--- BEGIN TASK DATA ---
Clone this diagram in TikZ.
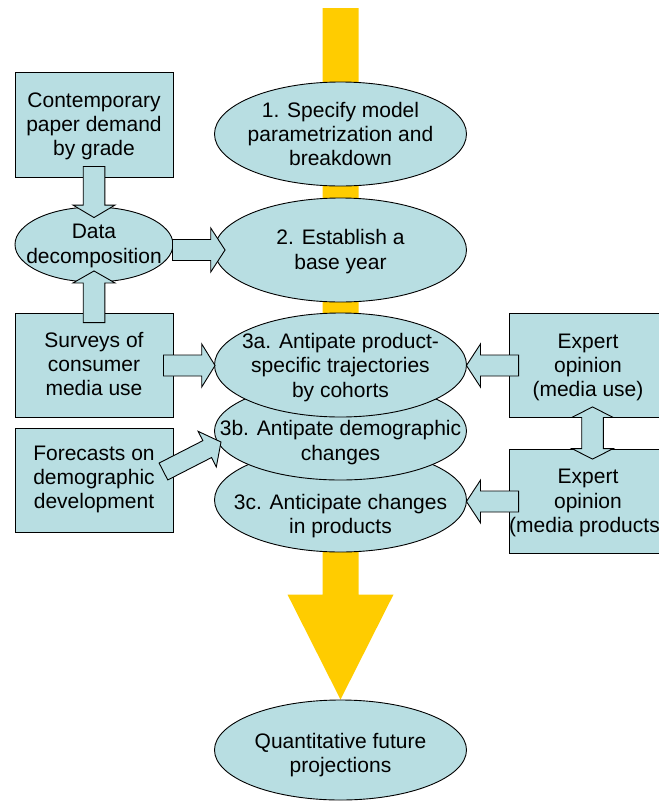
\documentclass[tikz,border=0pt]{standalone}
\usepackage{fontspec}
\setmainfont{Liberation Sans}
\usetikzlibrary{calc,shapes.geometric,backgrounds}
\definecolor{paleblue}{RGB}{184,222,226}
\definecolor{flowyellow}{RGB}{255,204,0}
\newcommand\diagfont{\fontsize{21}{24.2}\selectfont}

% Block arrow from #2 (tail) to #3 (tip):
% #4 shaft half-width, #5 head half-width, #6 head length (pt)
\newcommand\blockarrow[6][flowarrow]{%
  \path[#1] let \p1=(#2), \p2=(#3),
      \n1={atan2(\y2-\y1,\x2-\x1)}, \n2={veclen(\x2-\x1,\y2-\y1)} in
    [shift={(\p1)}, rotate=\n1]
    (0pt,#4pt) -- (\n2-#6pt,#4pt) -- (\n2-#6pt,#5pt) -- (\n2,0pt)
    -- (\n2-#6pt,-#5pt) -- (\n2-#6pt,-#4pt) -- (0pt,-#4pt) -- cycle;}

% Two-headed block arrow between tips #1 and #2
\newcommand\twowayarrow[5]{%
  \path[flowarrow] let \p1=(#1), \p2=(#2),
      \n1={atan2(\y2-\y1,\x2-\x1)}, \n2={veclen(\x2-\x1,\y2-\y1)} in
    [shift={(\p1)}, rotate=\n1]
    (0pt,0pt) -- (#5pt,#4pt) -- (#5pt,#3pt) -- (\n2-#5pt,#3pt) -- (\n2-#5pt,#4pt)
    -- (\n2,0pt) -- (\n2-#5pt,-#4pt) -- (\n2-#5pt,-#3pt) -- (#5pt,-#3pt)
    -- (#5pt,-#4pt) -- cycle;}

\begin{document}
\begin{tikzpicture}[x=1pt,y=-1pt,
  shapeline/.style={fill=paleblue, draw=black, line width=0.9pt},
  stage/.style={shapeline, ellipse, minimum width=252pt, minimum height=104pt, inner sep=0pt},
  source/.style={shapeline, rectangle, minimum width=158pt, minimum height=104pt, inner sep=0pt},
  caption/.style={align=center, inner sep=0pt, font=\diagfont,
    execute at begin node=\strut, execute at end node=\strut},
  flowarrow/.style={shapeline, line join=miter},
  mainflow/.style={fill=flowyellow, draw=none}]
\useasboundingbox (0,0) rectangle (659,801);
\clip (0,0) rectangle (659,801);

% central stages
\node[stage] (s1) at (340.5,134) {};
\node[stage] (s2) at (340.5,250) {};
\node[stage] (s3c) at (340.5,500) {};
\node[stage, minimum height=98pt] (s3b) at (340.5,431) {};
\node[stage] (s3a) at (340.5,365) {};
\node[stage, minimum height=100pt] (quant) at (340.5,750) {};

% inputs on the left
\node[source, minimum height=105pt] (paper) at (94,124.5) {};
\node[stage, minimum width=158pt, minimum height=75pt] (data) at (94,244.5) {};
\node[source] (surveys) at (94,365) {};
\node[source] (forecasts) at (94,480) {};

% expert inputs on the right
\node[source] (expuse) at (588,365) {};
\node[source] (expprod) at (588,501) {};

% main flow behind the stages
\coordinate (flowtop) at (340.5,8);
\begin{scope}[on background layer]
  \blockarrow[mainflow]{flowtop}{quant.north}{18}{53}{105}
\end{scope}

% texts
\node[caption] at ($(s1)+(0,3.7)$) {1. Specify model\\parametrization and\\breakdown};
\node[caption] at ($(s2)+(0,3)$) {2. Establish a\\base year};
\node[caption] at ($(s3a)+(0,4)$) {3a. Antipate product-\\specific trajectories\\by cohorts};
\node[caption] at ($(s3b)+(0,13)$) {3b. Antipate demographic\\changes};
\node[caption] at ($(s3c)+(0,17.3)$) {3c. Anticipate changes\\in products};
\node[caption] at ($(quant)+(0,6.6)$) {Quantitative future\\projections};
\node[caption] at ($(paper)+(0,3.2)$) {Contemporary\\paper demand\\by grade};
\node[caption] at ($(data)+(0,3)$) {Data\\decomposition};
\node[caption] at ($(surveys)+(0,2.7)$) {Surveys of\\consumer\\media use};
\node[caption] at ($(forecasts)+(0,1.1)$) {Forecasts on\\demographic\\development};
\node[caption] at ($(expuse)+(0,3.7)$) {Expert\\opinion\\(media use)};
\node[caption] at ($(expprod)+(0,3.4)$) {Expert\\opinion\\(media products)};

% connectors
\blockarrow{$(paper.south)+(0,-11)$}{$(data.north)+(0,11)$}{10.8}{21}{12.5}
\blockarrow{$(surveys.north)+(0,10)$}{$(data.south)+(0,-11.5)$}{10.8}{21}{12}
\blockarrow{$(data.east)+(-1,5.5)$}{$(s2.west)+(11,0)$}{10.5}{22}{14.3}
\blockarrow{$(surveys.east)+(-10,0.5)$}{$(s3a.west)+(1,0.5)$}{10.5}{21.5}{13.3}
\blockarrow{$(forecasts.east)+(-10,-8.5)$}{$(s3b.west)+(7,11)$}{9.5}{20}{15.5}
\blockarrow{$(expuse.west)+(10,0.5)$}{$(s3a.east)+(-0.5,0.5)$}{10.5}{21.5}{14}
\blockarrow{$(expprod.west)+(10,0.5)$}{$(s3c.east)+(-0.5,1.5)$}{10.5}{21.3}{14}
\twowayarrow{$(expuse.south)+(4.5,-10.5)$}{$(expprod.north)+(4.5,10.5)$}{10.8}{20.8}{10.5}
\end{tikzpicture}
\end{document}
--- END TASK DATA ---
--- BEGIN TASK DATA ---
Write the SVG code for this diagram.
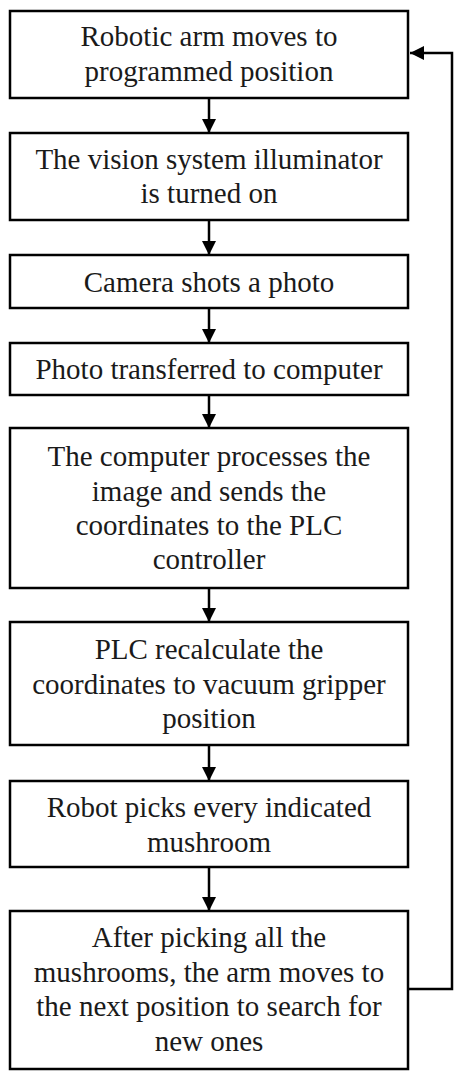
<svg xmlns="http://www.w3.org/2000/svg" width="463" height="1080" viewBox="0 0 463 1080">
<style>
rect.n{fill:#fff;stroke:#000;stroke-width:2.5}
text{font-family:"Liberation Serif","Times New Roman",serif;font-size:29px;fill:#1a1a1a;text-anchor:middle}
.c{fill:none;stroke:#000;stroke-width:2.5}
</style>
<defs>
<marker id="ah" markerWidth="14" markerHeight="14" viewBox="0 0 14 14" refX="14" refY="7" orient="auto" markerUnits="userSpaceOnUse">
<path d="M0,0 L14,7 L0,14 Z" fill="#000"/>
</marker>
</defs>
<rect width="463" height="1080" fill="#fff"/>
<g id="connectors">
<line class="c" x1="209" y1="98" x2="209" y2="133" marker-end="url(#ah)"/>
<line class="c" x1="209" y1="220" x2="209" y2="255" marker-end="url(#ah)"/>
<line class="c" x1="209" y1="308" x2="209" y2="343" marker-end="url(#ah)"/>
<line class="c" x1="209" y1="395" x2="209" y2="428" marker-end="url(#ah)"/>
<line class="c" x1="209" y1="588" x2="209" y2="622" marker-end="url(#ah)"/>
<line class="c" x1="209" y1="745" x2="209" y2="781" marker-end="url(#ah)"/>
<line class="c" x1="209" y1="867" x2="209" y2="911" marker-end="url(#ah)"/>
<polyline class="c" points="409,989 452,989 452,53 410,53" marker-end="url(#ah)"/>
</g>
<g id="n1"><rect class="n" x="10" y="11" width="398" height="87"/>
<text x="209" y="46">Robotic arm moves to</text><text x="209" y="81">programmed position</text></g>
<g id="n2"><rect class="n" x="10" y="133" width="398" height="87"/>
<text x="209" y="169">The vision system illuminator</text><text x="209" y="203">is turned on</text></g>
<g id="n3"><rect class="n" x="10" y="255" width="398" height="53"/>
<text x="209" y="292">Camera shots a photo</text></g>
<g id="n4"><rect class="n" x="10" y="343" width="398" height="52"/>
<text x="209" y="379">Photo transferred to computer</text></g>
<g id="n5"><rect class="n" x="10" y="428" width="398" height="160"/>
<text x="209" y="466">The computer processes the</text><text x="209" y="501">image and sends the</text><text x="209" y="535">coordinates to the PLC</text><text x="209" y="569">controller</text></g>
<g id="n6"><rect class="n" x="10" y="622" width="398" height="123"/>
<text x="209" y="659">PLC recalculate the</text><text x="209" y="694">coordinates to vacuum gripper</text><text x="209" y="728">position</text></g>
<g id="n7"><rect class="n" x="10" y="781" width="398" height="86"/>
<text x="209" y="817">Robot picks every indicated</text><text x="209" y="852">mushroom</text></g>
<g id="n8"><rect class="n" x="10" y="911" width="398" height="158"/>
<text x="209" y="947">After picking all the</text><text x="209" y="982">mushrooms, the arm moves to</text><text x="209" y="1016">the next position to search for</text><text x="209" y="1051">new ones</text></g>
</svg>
--- END TASK DATA ---
--- BEGIN TASK DATA ---
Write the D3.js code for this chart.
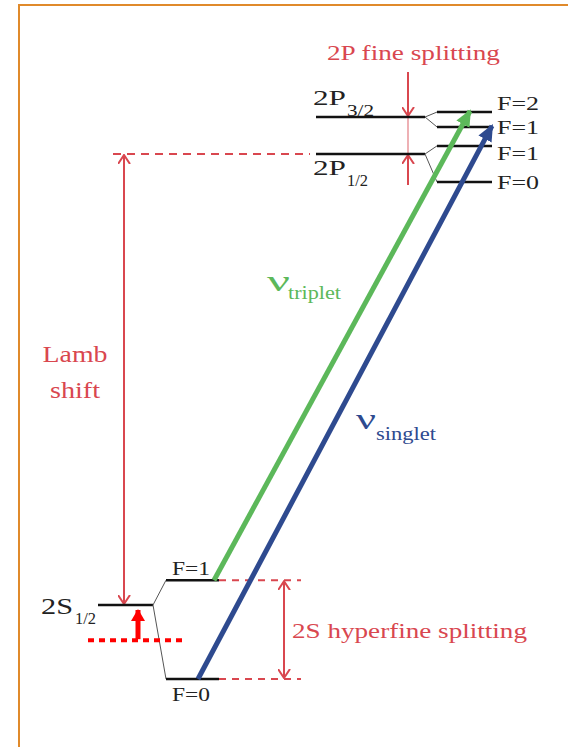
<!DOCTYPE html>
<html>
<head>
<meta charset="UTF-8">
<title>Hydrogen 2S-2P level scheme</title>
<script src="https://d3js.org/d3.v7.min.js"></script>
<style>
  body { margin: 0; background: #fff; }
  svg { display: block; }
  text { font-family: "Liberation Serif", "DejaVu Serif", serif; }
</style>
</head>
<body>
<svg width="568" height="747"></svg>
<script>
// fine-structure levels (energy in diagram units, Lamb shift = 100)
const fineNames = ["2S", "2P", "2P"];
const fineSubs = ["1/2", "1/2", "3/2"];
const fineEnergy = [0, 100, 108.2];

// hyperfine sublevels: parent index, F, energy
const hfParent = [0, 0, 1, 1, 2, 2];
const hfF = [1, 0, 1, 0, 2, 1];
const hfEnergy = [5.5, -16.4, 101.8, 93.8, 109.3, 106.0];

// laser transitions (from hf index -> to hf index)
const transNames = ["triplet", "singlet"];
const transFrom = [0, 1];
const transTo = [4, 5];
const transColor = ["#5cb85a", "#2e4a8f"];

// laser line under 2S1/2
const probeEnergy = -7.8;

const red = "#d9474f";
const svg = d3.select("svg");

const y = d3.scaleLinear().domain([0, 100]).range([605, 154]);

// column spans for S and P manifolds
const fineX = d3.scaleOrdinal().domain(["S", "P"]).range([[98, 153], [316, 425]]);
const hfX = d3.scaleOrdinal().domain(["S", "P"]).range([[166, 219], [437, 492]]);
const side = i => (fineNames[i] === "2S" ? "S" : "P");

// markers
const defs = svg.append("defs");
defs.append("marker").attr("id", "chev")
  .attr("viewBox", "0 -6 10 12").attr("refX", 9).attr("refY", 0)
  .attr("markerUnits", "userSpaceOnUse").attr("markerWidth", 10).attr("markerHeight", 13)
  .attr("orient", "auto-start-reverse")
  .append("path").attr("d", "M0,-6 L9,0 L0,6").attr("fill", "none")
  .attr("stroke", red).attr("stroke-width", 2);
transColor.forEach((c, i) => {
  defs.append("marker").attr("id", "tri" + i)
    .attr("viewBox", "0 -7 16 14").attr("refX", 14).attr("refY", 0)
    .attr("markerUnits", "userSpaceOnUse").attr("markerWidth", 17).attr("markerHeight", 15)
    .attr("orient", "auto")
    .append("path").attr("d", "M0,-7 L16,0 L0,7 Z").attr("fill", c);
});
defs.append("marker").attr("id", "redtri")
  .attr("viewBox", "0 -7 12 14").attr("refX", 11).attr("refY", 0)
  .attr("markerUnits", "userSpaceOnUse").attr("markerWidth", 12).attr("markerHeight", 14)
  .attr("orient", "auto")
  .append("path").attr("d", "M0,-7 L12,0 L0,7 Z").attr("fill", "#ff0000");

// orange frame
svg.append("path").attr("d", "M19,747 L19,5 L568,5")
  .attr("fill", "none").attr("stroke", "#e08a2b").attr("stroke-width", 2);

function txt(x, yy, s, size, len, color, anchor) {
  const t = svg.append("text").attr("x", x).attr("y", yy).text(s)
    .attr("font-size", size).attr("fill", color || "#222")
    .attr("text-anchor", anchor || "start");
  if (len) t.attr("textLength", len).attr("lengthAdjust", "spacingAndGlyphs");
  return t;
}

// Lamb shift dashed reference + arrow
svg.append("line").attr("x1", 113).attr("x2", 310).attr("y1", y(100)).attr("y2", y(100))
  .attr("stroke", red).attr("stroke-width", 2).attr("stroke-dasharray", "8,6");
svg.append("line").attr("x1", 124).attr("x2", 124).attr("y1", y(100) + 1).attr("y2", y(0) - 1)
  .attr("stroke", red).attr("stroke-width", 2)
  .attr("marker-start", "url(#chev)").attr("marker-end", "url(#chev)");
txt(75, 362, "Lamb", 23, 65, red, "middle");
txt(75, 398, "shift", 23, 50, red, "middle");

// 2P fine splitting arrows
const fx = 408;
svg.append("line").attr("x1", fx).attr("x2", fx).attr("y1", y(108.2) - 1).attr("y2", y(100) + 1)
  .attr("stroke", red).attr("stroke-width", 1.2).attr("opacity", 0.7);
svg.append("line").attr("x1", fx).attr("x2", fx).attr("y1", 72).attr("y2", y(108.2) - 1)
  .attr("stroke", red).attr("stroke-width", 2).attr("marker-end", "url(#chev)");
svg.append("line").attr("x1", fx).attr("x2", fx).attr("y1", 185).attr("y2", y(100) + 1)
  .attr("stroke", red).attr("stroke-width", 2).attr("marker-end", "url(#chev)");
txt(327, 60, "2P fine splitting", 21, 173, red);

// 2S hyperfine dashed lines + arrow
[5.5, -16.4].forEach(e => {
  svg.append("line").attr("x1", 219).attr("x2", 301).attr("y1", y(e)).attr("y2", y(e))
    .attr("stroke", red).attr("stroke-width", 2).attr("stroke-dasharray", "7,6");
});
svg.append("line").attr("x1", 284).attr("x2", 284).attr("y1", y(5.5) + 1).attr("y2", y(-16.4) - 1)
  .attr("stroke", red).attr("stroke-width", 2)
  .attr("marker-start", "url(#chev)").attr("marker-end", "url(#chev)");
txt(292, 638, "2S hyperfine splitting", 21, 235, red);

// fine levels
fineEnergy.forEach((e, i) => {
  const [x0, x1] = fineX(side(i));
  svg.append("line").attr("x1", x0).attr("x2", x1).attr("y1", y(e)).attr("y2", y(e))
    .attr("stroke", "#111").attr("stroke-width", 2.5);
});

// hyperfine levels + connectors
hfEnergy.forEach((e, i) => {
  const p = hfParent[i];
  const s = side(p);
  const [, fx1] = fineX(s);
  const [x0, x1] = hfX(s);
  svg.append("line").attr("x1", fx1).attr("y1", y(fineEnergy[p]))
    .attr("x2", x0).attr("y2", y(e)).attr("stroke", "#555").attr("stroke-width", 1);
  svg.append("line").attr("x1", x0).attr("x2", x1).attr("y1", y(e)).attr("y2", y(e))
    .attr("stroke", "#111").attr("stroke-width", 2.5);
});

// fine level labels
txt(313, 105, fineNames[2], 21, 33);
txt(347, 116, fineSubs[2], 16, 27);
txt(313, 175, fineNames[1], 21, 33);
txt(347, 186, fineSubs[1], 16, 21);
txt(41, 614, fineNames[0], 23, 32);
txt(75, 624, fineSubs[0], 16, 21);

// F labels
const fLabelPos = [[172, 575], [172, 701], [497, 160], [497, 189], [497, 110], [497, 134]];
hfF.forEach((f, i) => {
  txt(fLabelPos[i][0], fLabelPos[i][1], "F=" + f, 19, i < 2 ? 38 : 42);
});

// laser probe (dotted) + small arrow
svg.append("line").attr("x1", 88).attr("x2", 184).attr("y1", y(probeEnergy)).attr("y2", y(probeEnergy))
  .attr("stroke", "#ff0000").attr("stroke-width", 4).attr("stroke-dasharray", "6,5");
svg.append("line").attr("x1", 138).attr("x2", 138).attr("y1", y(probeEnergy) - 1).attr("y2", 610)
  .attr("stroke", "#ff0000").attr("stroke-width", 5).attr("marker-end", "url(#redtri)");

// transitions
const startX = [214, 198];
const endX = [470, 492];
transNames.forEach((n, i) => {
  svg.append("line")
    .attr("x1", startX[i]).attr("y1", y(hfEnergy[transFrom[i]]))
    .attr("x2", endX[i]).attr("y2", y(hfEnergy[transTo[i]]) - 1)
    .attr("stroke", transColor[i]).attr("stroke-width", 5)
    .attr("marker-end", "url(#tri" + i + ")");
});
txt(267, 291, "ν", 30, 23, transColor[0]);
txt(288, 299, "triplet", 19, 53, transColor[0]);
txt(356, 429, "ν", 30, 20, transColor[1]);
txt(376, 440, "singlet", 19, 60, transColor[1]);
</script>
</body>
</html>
--- END TASK DATA ---
PROBLEM TO SOLVE ->
Copy nothing but the lines above from the one with "Write the D3.js code for this chart." to the one with "const fineEnergy = [0, 100, 108.2];", inclusive, word for word. Leave every picture out.

SOLUTION FOR THIS EXERCISE ->
Write the D3.js code for this chart.
<!DOCTYPE html>
<html>
<head>
<meta charset="UTF-8">
<title>Hydrogen 2S-2P level scheme</title>
<script src="https://d3js.org/d3.v7.min.js"></script>
<style>
  body { margin: 0; background: #fff; }
  svg { display: block; }
  text { font-family: "Liberation Serif", "DejaVu Serif", serif; }
</style>
</head>
<body>
<svg width="568" height="747"></svg>
<script>
// fine-structure levels (energy in diagram units, Lamb shift = 100)
const fineNames = ["2S", "2P", "2P"];
const fineSubs = ["1/2", "1/2", "3/2"];
const fineEnergy = [0, 100, 108.2];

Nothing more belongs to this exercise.